» SHORT TASK
From the data that follows, copy every line holding the string "with".

» RECORDS SUPPLIED
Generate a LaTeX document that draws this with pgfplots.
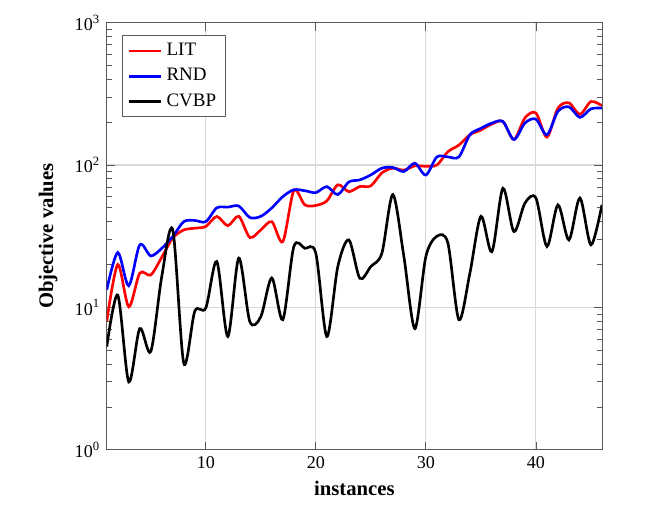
\documentclass[border=0pt]{standalone}
\usepackage{fontspec}
\setmainfont{Liberation Serif}
\usepackage{pgfplots}
\usepackage{pgfplotstable}
\pgfplotsset{compat=1.18}
\pgfplotstableread{
i LIT RND CVBP
1 8.0 13.3 5.3
2 20 24.3 12.2
3 10.1 14.2 3.0
4 17.4 27.5 7.1
5 16.9 23 4.9
6 22.5 26 16.5
7 30.7 31.5 35
8 35 40 4.06
9 36 40.8 9.4
10 37 40 9.9
11 43.5 50 21
12 37.5 50.6 6.25
13 43.6 51.5 22.2
14 31 42.8 7.96
15 35 43.6 8.6
16 40 50 16.1
17 29 60 8.2
18 66 67 26.7
19 52.5 66 26
20 52 64 24
21 56 70.5 6.25
22 72.6 62 19.4
23 65 76 29.8
24 70.6 78.6 16
25 71.4 85.2 19.4
26 88 95 24
27 95 96 62
28 92 90 22.8
29 98.6 103 7.1
30 98 85 22.8
31 100 114 31.6
32 124 114 28.3
33 138 114 8.2
34 163 163 17.4
35 176 181 43.6
36 194 197 24.6
37 202 202 68.6
38 151 151 34.1
39 214 197 54
40 232 210 58.6
41 157 163 26.8
42 251 238 52.5
43 273 256 29.8
44 227 216 58.6
45 279 248 27.5
46 261 251 52.5
}\datatable
\begin{document}
\begin{tikzpicture}
\useasboundingbox (-56.2pt,-37.4pt) rectangle (286.0pt,236.8pt);
\begin{axis}[
  at={(0,0)}, anchor=south west,
  scale only axis, width=260.7pt, height=224.9pt,
  ymode=log, xmin=1, xmax=46, ymin=1, ymax=1000,
  xtick={10,20,30,40},
  ytick={1,10,100,1000},
  yticklabels={10\textsuperscript{0},10\textsuperscript{1},10\textsuperscript{2},10\textsuperscript{3}},
  /pgf/number format/assume math mode=true,
  tick label style={font=\fontsize{9.5}{11}\selectfont},
  grid=major,
  major grid style={line width=0.6pt, black!15},
  axis line style={black!65},
  every tick/.style={black!65},
  xlabel={\textbf{instances}},
  ylabel={\textbf{Objective values}},
  label style={font=\fontsize{10.9}{13}\selectfont},
  xlabel style={at={(axis description cs:0.5,-0.091)}, anchor=center},
  ylabel style={at={(axis description cs:-0.1185,0.5)}, anchor=center},
  legend style={at={(0.03,0.97)}, anchor=north west, draw=black!65,
    font=\fontsize{10}{12}\selectfont, row sep=1.2pt},
  legend cell align=left,
]
\addplot[red, line width=1.4pt, smooth] table[x=i, y=LIT] {\datatable};
\addlegendentry{LIT}
\addplot[blue, line width=1.4pt, smooth] table[x=i, y=RND] {\datatable};
\addlegendentry{RND}
\addplot[black, line width=1.4pt, smooth] table[x=i, y=CVBP] {\datatable};
\addlegendentry{CVBP}
\end{axis}
\end{tikzpicture}
\end{document}
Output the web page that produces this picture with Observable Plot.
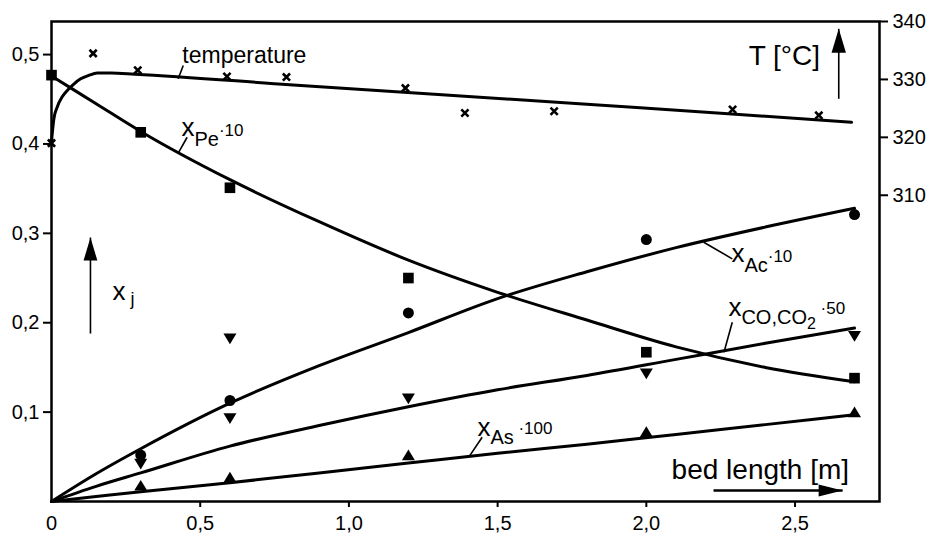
<!DOCTYPE html>
<html><head><meta charset="utf-8">
<script src="https://cdn.jsdelivr.net/npm/d3@7"></script>
<script src="https://cdn.jsdelivr.net/npm/@observablehq/plot@0.6"></script>
<style>
body{margin:0;background:#fff;}
#chart svg{display:block;background:#fff;font-family:"Liberation Sans",Arial,sans-serif;}
</style></head><body><div id="chart"></div>
<script>
// ---- measured points (bed length in m) ----
const peX = [0, 0.3, 0.6, 1.2, 2.0, 2.7];
const peVals = [0.477, 0.413, 0.351, 0.250, 0.167, 0.138];
const acX = [0.3, 0.6, 1.2, 2.0, 2.7];
const acVals = [0.052, 0.113, 0.211, 0.293, 0.321];
const coX = [0.3, 0.6, 0.6, 1.2, 2.0, 2.7];
const coVals = [0.042, 0.182, 0.093, 0.115, 0.143, 0.185];
const asX = [0.3, 0.6, 1.2, 2.0, 2.7];
const asVals = [0.018, 0.027, 0.052, 0.078, 0.100];
const tempX = [0, 0.14, 0.29, 0.59, 0.79, 1.19, 1.39, 1.69, 2.29, 2.58];
const tempVals = [319.0, 334.5, 331.6, 330.5, 330.4, 328.5, 324.2, 324.5, 324.8, 323.8];

// ---- fitted curves ----
const curveX = [0, 0.15, 0.3, 0.6, 0.9, 1.2, 1.5, 1.8, 2.1, 2.4, 2.7];
const peCurve = [0.476, 0.445, 0.414, 0.360, 0.313, 0.270, 0.234, 0.203, 0.173, 0.150, 0.134];
const acCurve = [0, 0.031, 0.059, 0.110, 0.152, 0.189, 0.227, 0.257, 0.284, 0.307, 0.328];
const coCurve = [0, 0.017, 0.032, 0.062, 0.085, 0.106, 0.125, 0.141, 0.159, 0.177, 0.194];
const asCurve = [0, 0.0055, 0.011, 0.021, 0.032, 0.043, 0.054, 0.064, 0.075, 0.086, 0.097];
const tempCurveX = [0, 0.008, 0.019, 0.036, 0.053, 0.075, 0.098, 0.125, 0.154, 0.2, 0.28, 0.8, 1.3, 1.8, 2.3, 2.69];
const tempCurve = [319.3, 323.2, 325.2, 327.0, 328.1, 329.2, 330.1, 330.7, 331.1, 331.1, 330.9, 329.1, 327.4, 325.7, 324.0, 322.6];

// ---- axis ticks ----
const xTicks = [0.5, 1.0, 1.5, 2.0, 2.5];
const yTicks = [0.1, 0.2, 0.3, 0.4, 0.5];
const tTicks = [310, 320, 330, 340];

// right (temperature) axis alignment with the x_j axis
const Y_MAX = 0.537, T_AT_TOP = 340, XJ_PER_DEG = 0.00648;
const tToY = t => Y_MAX - (T_AT_TOP - t) * XJ_PER_DEG;
const yToT = y => T_AT_TOP - (Y_MAX - y) / XJ_PER_DEG;
const comma = d => d === 0 ? "0" : d.toFixed(1).replace(".", ",");

const zip = (xs, ys, f = v => v) => xs.map((x, i) => ({x, y: f(ys[i])}));

// ---- symbols ----
const rOf = s => Math.sqrt(s / Math.PI);
const triUp = {draw(c, s){const r = rOf(s); c.moveTo(0, -0.85*r); c.lineTo(r, 0.8*r); c.lineTo(-r, 0.8*r); c.closePath();}};
const triDown = {draw(c, s){const r = rOf(s); c.moveTo(0, 0.85*r); c.lineTo(r, -0.8*r); c.lineTo(-r, -0.8*r); c.closePath();}};
const cross = {draw(c, s){const r = rOf(s); c.moveTo(-r, -r); c.lineTo(r, r); c.moveTo(r, -r); c.lineTo(-r, r);}};
const headUp = {draw(c, s){const r = rOf(s); c.moveTo(0, 0); c.lineTo(0.3*r, r); c.lineTo(-0.3*r, r); c.closePath();}};
const headRight = {draw(c, s){const r = rOf(s); c.moveTo(0, 0); c.lineTo(-r, 0.25*r); c.lineTo(-r, -0.25*r); c.closePath();}};

// ---- annotations (data units) ----
const plainLabels = [
  {x: 0.440, y: 0.4911, text: "temperature", size: 23},
  {x: 2.344, y: 0.4878, text: "T [°C]", size: 28},
  {x: 2.085, y: 0.0257, text: "bed length [m]", size: 28}
];
const richLabels = [
  {x: 0.437, y: 0.4094, key: "§pe", parts: [["x", 26, 0], ["Pe", 20, 10], ["·10", 17, -10]]},
  {x: 2.286, y: 0.2677, key: "§ac", parts: [["x", 26, 0], ["Ac", 20, 10], ["·10", 17, -10]]},
  {x: 2.276, y: 0.2070, key: "§co", parts: [["x", 26, 0], ["CO,CO", 20, 8], ["2", 16, 5], [" ·50", 17, -15]]},
  {x: 1.432, y: 0.0738, key: "§as", parts: [["x", 26, 0], ["As", 20, 8], [" ·100", 17, -10]]},
  {x: 0.205, y: 0.2249, key: "§xj", parts: [["x", 26, 0], [" j", 18, 5]]}
];
const leaders = [
  {x1: 0.443, y1: 0.4878, x2: 0.426, y2: 0.4729},
  {x1: 0.456, y1: 0.4075, x2: 0.428, y2: 0.3908},
  {x1: 2.193, y1: 0.2901, x2: 2.289, y2: 0.2715},
  {x1: 2.289, y1: 0.2006, x2: 2.261, y2: 0.1670},
  {x1: 1.448, y1: 0.0719, x2: 1.403, y2: 0.0496}
];
const tArrow = [{x: 2.647, y1: 0.4505, y2: 0.5288}];
const xjArrow = [{x: 0.131, y1: 0.1879, y2: 0.2953}];
const bedArrow = [{y: 0.0123, x1: 2.226, x2: 2.660}];

const lineOpts = {x: "x", y: "y", stroke: "black", strokeWidth: 3, curve: "monotone-x", strokeLinejoin: "round"};
const shaft = (data, w) => Plot.link(data, {x1: d => d.x ?? d.x1, x2: d => d.x ?? d.x2, y1: d => d.y ?? d.y1, y2: d => d.y ?? d.y2, stroke: "black", strokeWidth: w});

const chart = Plot.plot({
  width: 932, height: 533,
  marginLeft: 51, marginRight: 53, marginTop: 21, marginBottom: 32,
  x: {domain: [0, 2.784]},
  y: {domain: [0, Y_MAX]},
  style: {fontFamily: "'Liberation Sans', Arial, sans-serif", color: "black", background: "white"},
  marks: [
    Plot.frame({stroke: "black", strokeWidth: 2.5}),
    Plot.axisY({ticks: yTicks, tickFormat: comma, tickSize: 8, tickPadding: 4, fontSize: 20, strokeWidth: 2, label: null}),
    Plot.axisY({anchor: "right", ticks: tTicks.map(tToY), tickFormat: d => String(Math.round(yToT(d))), tickSize: 8, tickPadding: 5, fontSize: 20, strokeWidth: 2, label: null}),
    Plot.axisX({ticks: xTicks, tickFormat: comma, tickSize: 6, tickPadding: 8, fontSize: 20, strokeWidth: 2, label: null}),
    Plot.axisX({ticks: [0], tickFormat: comma, tickSize: 0, tickPadding: 14, fontSize: 20, label: null}),

    Plot.line(zip(tempCurveX, tempCurve, tToY), lineOpts),
    Plot.line(zip(curveX, peCurve), lineOpts),
    Plot.line(zip(curveX, acCurve), lineOpts),
    Plot.line(zip(curveX, coCurve), lineOpts),
    Plot.line(zip(curveX, asCurve), lineOpts),

    Plot.dot(zip(tempX, tempVals, tToY), {x: "x", y: "y", symbol: cross, r: 3.6, stroke: "black", strokeWidth: 2.6, fill: "none"}),
    Plot.dot(zip(peX, peVals), {x: "x", y: "y", symbol: "square", r: 6, fill: "black", stroke: "none"}),
    Plot.dot(zip(acX, acVals), {x: "x", y: "y", symbol: "circle", r: 5.5, fill: "black", stroke: "none"}),
    Plot.dot(zip(coX, coVals), {x: "x", y: "y", symbol: triDown, r: 6.5, fill: "black", stroke: "none"}),
    Plot.dot(zip(asX, asVals), {x: "x", y: "y", symbol: triUp, r: 6.5, fill: "black", stroke: "none"}),

    Plot.link(leaders, {x1: "x1", y1: "y1", x2: "x2", y2: "y2", stroke: "black", strokeWidth: 1.6}),
    shaft(tArrow, 1.6),
    Plot.dot(tArrow, {x: "x", y: "y2", symbol: headUp, r: 24, fill: "black", stroke: "none"}),
    shaft(xjArrow, 1.6),
    Plot.dot(xjArrow, {x: "x", y: "y2", symbol: headUp, r: 23, fill: "black", stroke: "none"}),
    shaft(bedArrow, 2.6),
    Plot.dot(bedArrow, {x: "x2", y: "y", symbol: headRight, r: 24, fill: "black", stroke: "none"}),

    ...plainLabels.map(l => Plot.text([l], {x: "x", y: "y", text: "text", fontSize: l.size, textAnchor: "start", lineAnchor: "bottom", fill: "black"})),
    Plot.text(richLabels, {x: "x", y: "y", text: "key", fontSize: 26, textAnchor: "start", lineAnchor: "bottom", fill: "black"})
  ]
});

// rebuild rich labels with sub/superscripts as tspans
const richMap = new Map(richLabels.map(l => [l.key, l]));
const NS = "http://www.w3.org/2000/svg";
chart.querySelectorAll("text").forEach(t => {
  const lab = richMap.get(t.textContent);
  if (!lab) return;
  t.textContent = "";
  for (const [s, fs, dy] of lab.parts) {
    const ts = document.createElementNS(NS, "tspan");
    ts.setAttribute("font-size", fs);
    if (dy) ts.setAttribute("dy", dy);
    ts.textContent = s;
    t.appendChild(ts);
  }
});
document.getElementById("chart").appendChild(chart);
</script>
</body></html>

» SOLUTION TO THIS TASK
Generate a LaTeX document that draws this with pgfplots.
Output the web page that produces this picture with Observable Plot.
// right (temperature) axis alignment with the x_j axis
// rebuild rich labels with sub/superscripts as tspans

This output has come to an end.